A cell size in a resistive memory is limited by a controller FET or the memory element itself, where sizes are scaled with minimum feature size F in a technology node. A unit area for placing the memory element includes the element and space in-between surrounding elements. The area of the unit can be reduced down to 4 F2. On the other hand an access/controller transistor unit using a planer FET is limited down to 8 F2, as found in experience with DRAM fabrication. Use of 3D FETs is necessary to downsize the memory cell below 8 F2.
Considering an oval memory element with an aspect ratio r, dimensions of long and short axes are assumed as rF and F as shown in FIG. 1A, which illustrates a top view. The most packed placement of the memory element is when disposed with minimum space F. Dimensions (pitches) of the placement in both directions, (r+1)F and 2 F define a unit area as 2(r+1)F2, and in particular it becomes 4 F2 when the memory element is a circle or square in a top view.

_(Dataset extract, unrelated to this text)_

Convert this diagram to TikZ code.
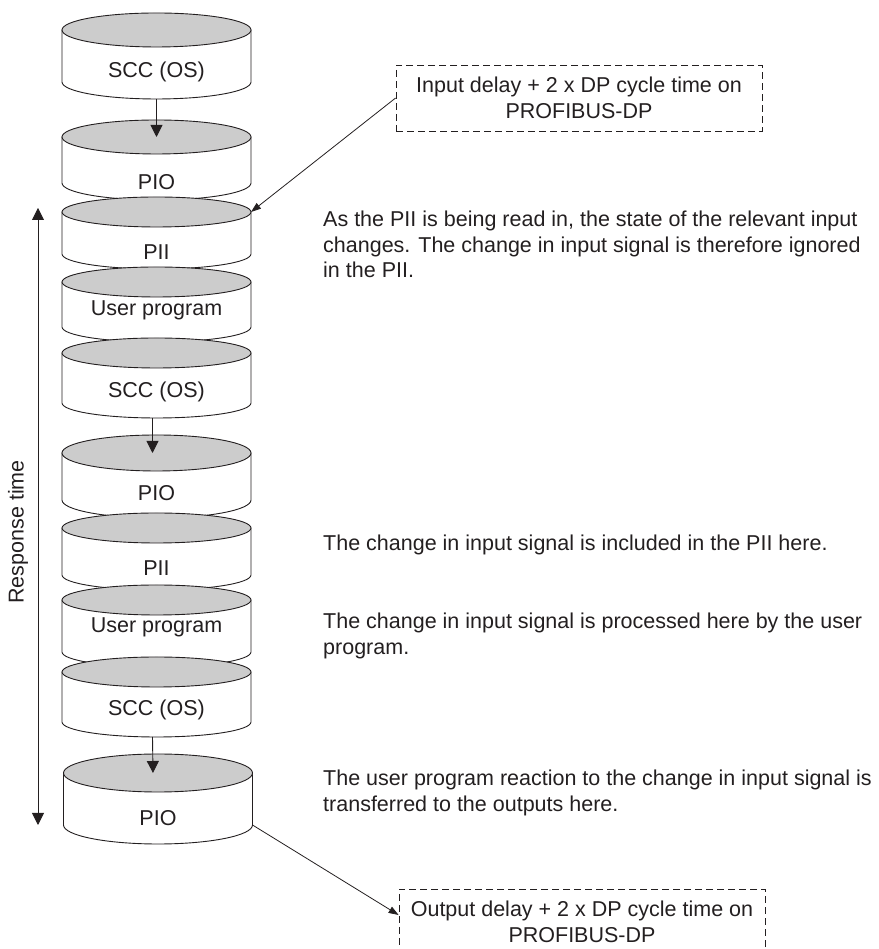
\documentclass[tikz,border=0pt]{standalone}
\usepackage{fontspec}
\setmainfont{Liberation Sans}
\usetikzlibrary{arrows.meta}

\definecolor{ink}{HTML}{231F20}
\definecolor{lid}{HTML}{CCCCCC}

\tikzset{
    drumbody/.style={draw=ink, fill=white, line width=0.9pt},
    drumlid/.style={draw=ink, fill=lid, line width=0.9pt},
    drumtext/.style={text=ink, inner sep=0pt},
    flow/.style={draw=ink, line width=0.9pt, -{Triangle[length=12pt,width=12pt]}},
    pointer/.style={draw=ink, line width=0.8pt, -{Triangle[length=10pt,width=7pt]}},
    delaybox/.style={draw=ink, dash pattern=on 7pt off 4pt, line width=0.8pt,
        minimum width=366pt, minimum height=66pt, align=center, text=ink, inner sep=0pt},
    note/.style={anchor=north west, align=left, text=ink, inner sep=0pt},
}

% name, x, lid centre, base centre, y radius, text height, text
\newcommand{\drum}[7]{
    \path[drumbody] (#2-94.5,#3) -- (#2-94.5,#4)
        arc[start angle=180, end angle=360, x radius=94.5pt, y radius=#5pt]
        -- (#2+94.5,#3) -- cycle;
    \path[drumlid] (#2,#3) ellipse[x radius=94.5pt, y radius=#5pt];
    \coordinate (#1-lid) at (#2,#3);
    \coordinate (#1-rim) at (#2+94.5,#3);
    \coordinate (#1-base) at (#2+94.5,#4);
    \coordinate (#1-bot) at (#2,#4-#5);
    \node[drumtext] (#1) at (#2,#6) {#7};
}

\begin{document}
\begin{tikzpicture}[x=1pt, y=1pt, font=\fontsize{21.5pt}{25.5pt}\selectfont]
    \useasboundingbox (0,0) rectangle (878,949);
    \clip (0,0) rectangle (878,949);

    \drum{scc1}{156.5}{919}{867}{17}{877}{SCC (OS)}
    \drum{pio1}{156.5}{812}{766}{17}{767}{PIO}
    \drum{pii1}{156.5}{737}{695}{15}{697}{PII}
    \drum{user1}{156.5}{667}{622}{15}{639}{User program}
    \drum{scc2}{156.5}{596}{546}{15}{557}{SCC (OS)}
    \drum{pio2}{156.5}{496}{449}{18}{456}{PIO}
    \drum{pii2}{156.5}{421}{374}{15}{381}{PII}
    \drum{user2}{156.5}{349}{297}{15}{322}{User program}
    \drum{scc3}{156.5}{277}{227}{15}{239}{SCC (OS)}
    \drum{pio3}{158}{176}{124}{19}{131}{PIO}

    \draw[flow] (scc1-bot) -- (pio1-lid);
    \draw[flow] ([xshift=-4pt]scc2-bot) -- ([xshift=-4pt]pio2-lid);
    \draw[flow] ([xshift=-4pt]scc3-bot) -- ([xshift=-5pt]pio3-lid);

    \coordinate (rt-top) at (38,741);
    \coordinate (rt-bot) at (38,124);
    \draw[flow, {Triangle[length=12pt,width=12pt]}-{Triangle[length=12pt,width=12pt]}] (rt-top) -- (rt-bot);
    \node[drumtext, rotate=90] (rtime) at (18,417) {Response time};

    \node[delaybox] (indelay) at (579,851) {Input delay + 2 x DP cycle time on\\PROFIBUS-DP};
    \node[delaybox] (outdelay) at (582,27) {Output delay + 2 x DP cycle time on\\PROFIBUS-DP};

    \draw[pointer] (indelay.west) -- (pii1-rim);
    \draw[pointer] (pio3-base) -- ([yshift=7pt]outdelay.west);

    \node[note] (readin) at (323,738) {As the PII is being read in, the state of the relevant input\\changes. The change in input signal is therefore ignored\\in the PII.};
    \node[note] (included) at (323,414) {The change in input signal is included in the PII here.};
    \node[note] (processed) at (323,336) {The change in input signal is processed here by the user\\program.};
    \node[note] (reaction) at (323,179) {The user program reaction to the change in input signal is\\transferred to the outputs here.};
\end{tikzpicture}
\end{document}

Placement of the access transistor also dominates cell size. Minimum pitch in channel width direction is 2 F as line and space of active area 1 F+isolation area 1 F. In channel direction 4 F is at least required as ½ F of isolation, 1 F of contact, 1 F of gate, ½ F of common source and 1 F (i.e. ½ F×2) of contact margin as shown in FIG. 1B. The minimum cell size never gets lower than 2 F×4 F=8 F2 as long as a planar transistor is used.
A vertical channel transistor can be a solution to break through the 8 F2 area size wall. H. Sunami teaches various applications using a surround gate transistor (SGT), in U.S. Pat. No. 6,373,099. By using a silicon pillar surrounded by a cylindrical gate and forming a vertical channel, the unit size can be scaled down to 4 F2. There however are remaining issues to be solved in practice such as the features of a word line, a source line, a contact, and their fabrication process. The surrounding gate is fabricated on the sidewall of the pillar built in silicon substrate. A word line connects individual gates in one direction to make it work as a memory array. A mask process would be required to fabricate the word line, which faces two serious challenges of performing photolithography over a non-planarized surface and misalignment to the pillars. Fine lithography requires a flat surface. In addition there is no room left to allow misalignment since the distance between the transistors is assumed as 1 F.
Furthermore, the source element of the surrounding gate is defined by ion implantation. The whole area other than the surrounding gate is implanted. It is also hard to separate the source into individual source lines. Thus, it would not work other than for a plate source. It is also difficult to lower the resistance enough to maintain applied voltage. Voltage bouncing or propagation delay is a serious concern.
The present invention provides miniaturized resistive memory cells down to 4 F2 with solutions for above issues.